On September 11, ReCode broke the news that Polar was acquired by Google.

Polar is a mobile app that lets people share their opinions by voting on a Polar poll. The app is known for its clean, easy-to-use mobile interface and the team behind Polar was acquired to help lead Google+’s mobile effort.

While user polling could be a nice feature within Google+, the acquisition was more likely an “acqui-hire,” meaning Google purchased the company primarily for the talent behind the product.

It’s an expensive way to hire people, but you get an entire team of people who already work well together. Besides, Google has money to burn and you can never have enough mobile designers.

2) New Product Integrations

One of the things users have hated most about Google+ was the forced product integrations Google rolled out, especially YouTube.

Thankfully, Google has taken a step back to rethink its integration strategy. Instead of forcing users of their standalone products, such as YouTube, to create Google+ accounts, Google has opted for a more subtle approach: importing/exporting content between Google+ and its other products.

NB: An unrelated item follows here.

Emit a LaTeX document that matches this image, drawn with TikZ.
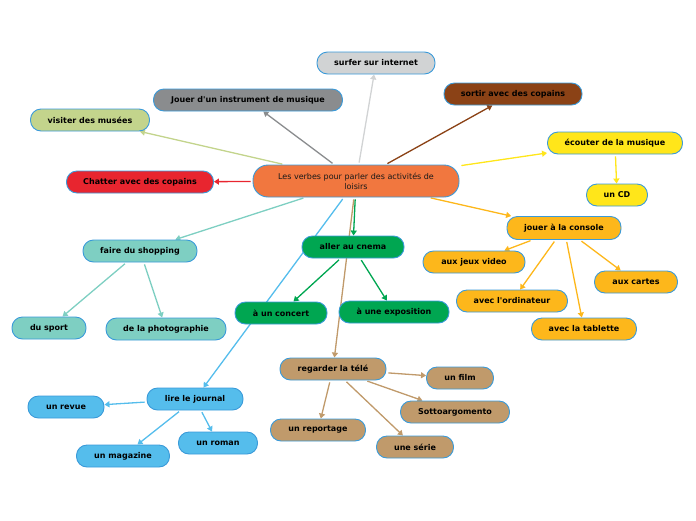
\documentclass[tikz,border=0pt]{standalone}
\usepackage{fontspec}
\setmainfont{DejaVu Sans}
\usetikzlibrary{arrows.meta,backgrounds}
\definecolor{cOrange}{HTML}{F1773F}
\definecolor{cLgray}{HTML}{D1D3D4}
\definecolor{cGray}{HTML}{8A8C8E}
\definecolor{cOlive}{HTML}{C3D48C}
\definecolor{cBrown}{HTML}{8B4216}
\definecolor{cYellow}{HTML}{FFE61A}
\definecolor{cRed}{HTML}{E8252F}
\definecolor{cTeal}{HTML}{7ECFC2}
\definecolor{cGreen}{HTML}{00A651}
\definecolor{cConsole}{HTML}{FDB71B}
\definecolor{cTan}{HTML}{C09A6B}
\definecolor{cBlue}{HTML}{55BDEC}
\definecolor{cBorder}{HTML}{3A9AD9}
\tikzset{
  box/.style={draw=cBorder, line width=0.9pt, rounded corners=10.5pt, minimum height=22pt,
    inner sep=0pt, font=\fontsize{8}{9.5}\selectfont\bfseries, text=black},
  conn/.style={line width=1.3pt, shorten <=2pt, -{Triangle[width=6pt,length=5pt]}},
}
\begin{document}
\begin{tikzpicture}[x=1pt,y=-1pt]
\useasboundingbox (0,0) rectangle (696,520);
% nodes
\node[box, fill=cOrange, minimum width=206pt, minimum height=32pt, rounded corners=15pt,
  font=\fontsize{8}{10}\selectfont, text=black!90, align=center] (central) at (356,181)
  {Les verbes pour parler des activités de\\loisirs};
\node[box, fill=cLgray, minimum width=118pt] (surfer) at (376,63) {surfer sur internet};
\node[box, fill=cGray, minimum width=189pt] (jouer) at (248,100) {Jouer d\textquotesingle un instrument de musique};
\node[box, fill=cOlive, minimum width=119pt] (visiter) at (90,120) {visiter des musées};
\node[box, fill=cBrown, minimum width=138pt] (sortir) at (513,94) {sortir avec des copains};
\node[box, fill=cYellow, minimum width=135pt] (ecouter) at (615,143) {écouter de la musique};
\node[box, fill=cYellow, minimum width=61pt] (cd) at (617,195) {un CD};
\node[box, fill=cRed, minimum width=147pt] (chatter) at (140,182) {Chatter avec des copains};
\node[box, fill=cTeal, minimum width=114pt] (shopping) at (140,251) {faire du shopping};
\node[box, fill=cTeal, minimum width=74pt] (sport) at (49,328) {du sport};
\node[box, fill=cTeal, minimum width=120pt] (photo) at (166,329) {de la photographie};
\node[box, fill=cGreen, minimum width=102pt] (cinema) at (353,247) {aller au cnema};
\node[box, fill=cGreen, minimum width=92pt] (concert) at (281,313) {à un concert};
\node[box, fill=cGreen, minimum width=110pt] (expo) at (394,312) {à une exposition};
\node[box, fill=cConsole, minimum width=114pt, minimum height=23pt] (console) at (564,228) {jouer à la console};
\node[box, fill=cConsole, minimum width=102pt] (jeux) at (474,262) {aux jeux video};
\node[box, fill=cConsole, minimum width=83pt] (cartes) at (636,282) {aux cartes};
\node[box, fill=cConsole, minimum width=111pt] (ordi) at (512,301) {avec l\textquotesingle ordinateur};
\node[box, fill=cConsole, minimum width=105pt] (tablette) at (584,329) {avec la tablette};
\node[box, fill=cTan, minimum width=106pt] (tele) at (333,369) {regarder la télé};
\node[box, fill=cTan, minimum width=67pt] (film) at (460,378) {un film};
\node[box, fill=cTan, minimum width=109pt] (sotto) at (455,412) {Sottoargomento};
\node[box, fill=cTan, minimum width=95pt] (reportage) at (318,430) {un reportage};
\node[box, fill=cTan, minimum width=77pt] (serie) at (415,447) {une série};
\node[box, fill=cBlue, minimum width=96pt] (journal) at (195,399) {lire le journal};
\node[box, fill=cBlue, minimum width=76pt] (revue) at (66,407) {un revue};
\node[box, fill=cBlue, minimum width=79pt] (roman) at (218,443) {un roman};
\node[box, fill=cBlue, minimum width=93pt] (magazine) at (123,456) {un magazine};
% connectors
\begin{scope}[on background layer]
\draw[conn, draw=cLgray, fill=cLgray] (central) -- (surfer);
\draw[conn, draw=cGray, fill=cGray] (central) -- (jouer);
\draw[conn, draw=cOlive, fill=cOlive] (central) -- (visiter);
\draw[conn, draw=cRed, fill=cRed] (central) -- (chatter);
\draw[conn, draw=cBrown, fill=cBrown] (central) -- (sortir);
\draw[conn, draw=cYellow, fill=cYellow] (central) -- (ecouter);
\draw[conn, draw=cYellow, fill=cYellow] (ecouter) -- (cd);
\draw[conn, draw=cTeal, fill=cTeal] (central) -- (shopping);
\draw[conn, draw=cTeal, fill=cTeal] (shopping) -- (sport);
\draw[conn, draw=cTeal, fill=cTeal] (shopping) -- (photo);
\draw[conn, draw=cGreen, fill=cGreen] (central) -- (cinema);
\draw[conn, draw=cGreen, fill=cGreen] (cinema) -- (concert);
\draw[conn, draw=cGreen, fill=cGreen] (cinema) -- (expo);
\draw[conn, draw=cConsole, fill=cConsole] (central) -- (console);
\draw[conn, draw=cConsole, fill=cConsole] (console) -- (jeux);
\draw[conn, draw=cConsole, fill=cConsole] (console) -- (cartes);
\draw[conn, draw=cConsole, fill=cConsole] (console) -- (ordi);
\draw[conn, draw=cConsole, fill=cConsole] (console) -- (tablette);
\draw[conn, draw=cTan, fill=cTan] (central) -- (tele);
\draw[conn, draw=cTan, fill=cTan] (tele) -- (film);
\draw[conn, draw=cTan, fill=cTan] (tele) -- (sotto);
\draw[conn, draw=cTan, fill=cTan] (tele) -- (reportage);
\draw[conn, draw=cTan, fill=cTan] (tele) -- (serie);
\draw[conn, draw=cBlue, fill=cBlue] (central) -- (journal);
\draw[conn, draw=cBlue, fill=cBlue] (journal) -- (revue);
\draw[conn, draw=cBlue, fill=cBlue] (journal) -- (roman);
\draw[conn, draw=cBlue, fill=cBlue] (journal) -- (magazine);
\end{scope}
\end{tikzpicture}
\end{document}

For example, in August, Google released a feature that allowed YouTube users to import their Google+ videos into their YouTube accounts. A week earlier, Google+ teamed up with Chromecast to allow users to display their full Google+ feed on their TVs with Chromecast via the Google+ mobile app.

These types of integrations make sense, as these new features portray Google+ as a benefit as opposed to a heavy-handed push for Google+ signups.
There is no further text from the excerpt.